> _What to produce_: Please transcribe the data that follows without the pictures, keeping every word the same.

## BEGIN

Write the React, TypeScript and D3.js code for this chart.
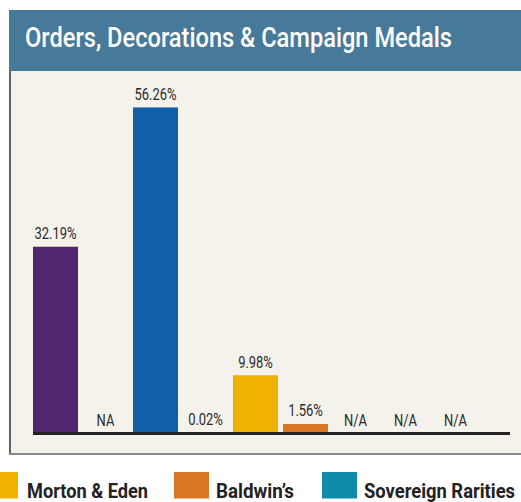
import React from "react";
import * as d3 from "d3";

const categories = ["A", "B", "C", "D", "E", "F", "G", "H", "I"];
const values: (number | null)[] = [32.19, null, 56.26, 0.02, 9.98, 1.56, null, null, null];
const labels = ["32.19%", "NA", "56.26%", "0.02%", "9.98%", "1.56%", "N/A", "N/A", "N/A"];
const barColors = ["#52266f", "#888", "#1060aa", "#0e8ba8", "#f0b100", "#d97621", "#888", "#888", "#888"];
const legendNames = ["Morton & Eden", "Baldwin\u2019s", "Sovereign Rarities"];
const legendColors = ["#f0b100", "#d97621", "#0e8ba8"];

const W = 521;
const H = 502;

export default function App() {
  const x = d3.scaleBand<string>().domain(categories).range([30.5, 480.5]).paddingInner(0.1).paddingOuter(0.05);
  const y = d3.scaleLinear().domain([0, 60]).range([433, 85.8]);
  const legendX = [0, 174, 322];
  const legendW = [18, 35, 35];
  const legendTextX = [27, 216, 364];
  const legendTextLen = [121, 78, 151];
  const font = "Roboto, 'Noto Sans', sans-serif";
  return (
    <svg width={W} height={H} style={{ position: "absolute", left: 0, top: 0, background: "#fff" }}>
      <rect x={9} y={71} width={W - 9} height={383} fill="#f5f2eb" />
      <line x1={10} x2={10} y1={71} y2={454} stroke="#333" strokeWidth={1.5} />
      <line x1={9} x2={W} y1={454} y2={454} stroke="#8a8a8a" strokeWidth={2} />
      <rect x={9} y={10} width={W - 9} height={61} fill="#47799a" />
      <text
        x={25}
        y={47}
        fill="#fff"
        fontFamily={font}
        fontWeight={500}
        fontSize={27}
        textLength={427}
        lengthAdjust="spacingAndGlyphs"
      >
        Orders, Decorations &amp; Campaign Medals
      </text>
      {categories.map((c, i) => {
        const v = values[i];
        const bx = x(c)!;
        const top = v == null ? y(0) : y(v);
        return (
          <g key={c}>
            {v != null && (
              <rect x={bx} y={top} width={x.bandwidth()} height={y(0) - top} fill={barColors[i]} />
            )}
            <text
              transform={`translate(${bx + x.bandwidth() / 2},${top - 7.5}) scale(0.81,1)`}
              textAnchor="middle"
              fontFamily={font}
              fontSize={16}
              fill="#2b2b2b"
            >
              {labels[i]}
            </text>
          </g>
        );
      })}
      <line x1={33} x2={510} y1={433.5} y2={433.5} stroke="#222" strokeWidth={3} />
      {legendNames.map((n, i) => (
        <g key={n}>
          <rect x={legendX[i]} y={472} width={legendW[i]} height={26.5} fill={legendColors[i]} />
          <text
            x={legendTextX[i]}
            y={498}
            fontFamily={font}
            fontWeight={700}
            fontSize={21}
            fill="#222"
            textLength={legendTextLen[i]}
            lengthAdjust="spacingAndGlyphs"
          >
            {n}
          </text>
        </g>
      ))}
    </svg>
  );
}
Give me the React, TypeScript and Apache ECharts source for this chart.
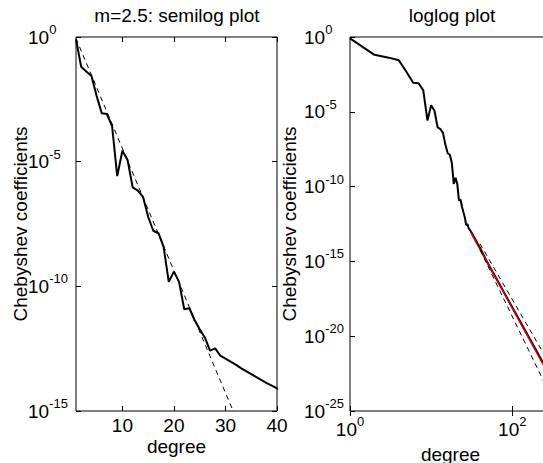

## END

> _Result_:
Write the React, TypeScript and D3.js code for this chart.
import React from "react";
import * as d3 from "d3";

const categories = ["A", "B", "C", "D", "E", "F", "G", "H", "I"];
const values: (number | null)[] = [32.19, null, 56.26, 0.02, 9.98, 1.56, null, null, null];
const labels = ["32.19%", "NA", "56.26%", "0.02%", "9.98%", "1.56%", "N/A", "N/A", "N/A"];
const barColors = ["#52266f", "#888", "#1060aa", "#0e8ba8", "#f0b100", "#d97621", "#888", "#888", "#888"];
const legendNames = ["Morton & Eden", "Baldwin\u2019s", "Sovereign Rarities"];
const legendColors = ["#f0b100", "#d97621", "#0e8ba8"];

const W = 521;
const H = 502;

export default function App() {
  const x = d3.scaleBand<string>().domain(categories).range([30.5, 480.5]).paddingInner(0.1).paddingOuter(0.05);
  const y = d3.scaleLinear().domain([0, 60]).range([433, 85.8]);
  const legendX = [0, 174, 322];
  const legendW = [18, 35, 35];
  const legendTextX = [27, 216, 364];
  const legendTextLen = [121, 78, 151];
  const font = "Roboto, 'Noto Sans', sans-serif";
  return (
    <svg width={W} height={H} style={{ position: "absolute", left: 0, top: 0, background: "#fff" }}>
      <rect x={9} y={71} width={W - 9} height={383} fill="#f5f2eb" />
      <line x1={10} x2={10} y1={71} y2={454} stroke="#333" strokeWidth={1.5} />
      <line x1={9} x2={W} y1={454} y2={454} stroke="#8a8a8a" strokeWidth={2} />
      <rect x={9} y={10} width={W - 9} height={61} fill="#47799a" />
      <text
        x={25}
        y={47}
        fill="#fff"
        fontFamily={font}
        fontWeight={500}
        fontSize={27}
        textLength={427}
        lengthAdjust="spacingAndGlyphs"
      >
        Orders, Decorations &amp; Campaign Medals
      </text>
      {categories.map((c, i) => {
        const v = values[i];
        const bx = x(c)!;
        const top = v == null ? y(0) : y(v);
        return (
          <g key={c}>
            {v != null && (
              <rect x={bx} y={top} width={x.bandwidth()} height={y(0) - top} fill={barColors[i]} />
            )}
            <text
              transform={`translate(${bx + x.bandwidth() / 2},${top - 7.5}) scale(0.81,1)`}
              textAnchor="middle"
              fontFamily={font}
              fontSize={16}
              fill="#2b2b2b"
            >
              {labels[i]}
            </text>
          </g>
        );
      })}
      <line x1={33} x2={510} y1={433.5} y2={433.5} stroke="#222" strokeWidth={3} />
      {legendNames.map((n, i) => (
        <g key={n}>
          <rect x={legendX[i]} y={472} width={legendW[i]} height={26.5} fill={legendColors[i]} />
          <text
            x={legendTextX[i]}
            y={498}
            fontFamily={font}
            fontWeight={700}
            fontSize={21}
            fill="#222"
            textLength={legendTextLen[i]}
            lengthAdjust="spacingAndGlyphs"
          >
            {n}
          </text>
        </g>
      ))}
    </svg>
  );
}
Give me the React, TypeScript and Apache ECharts source for this chart.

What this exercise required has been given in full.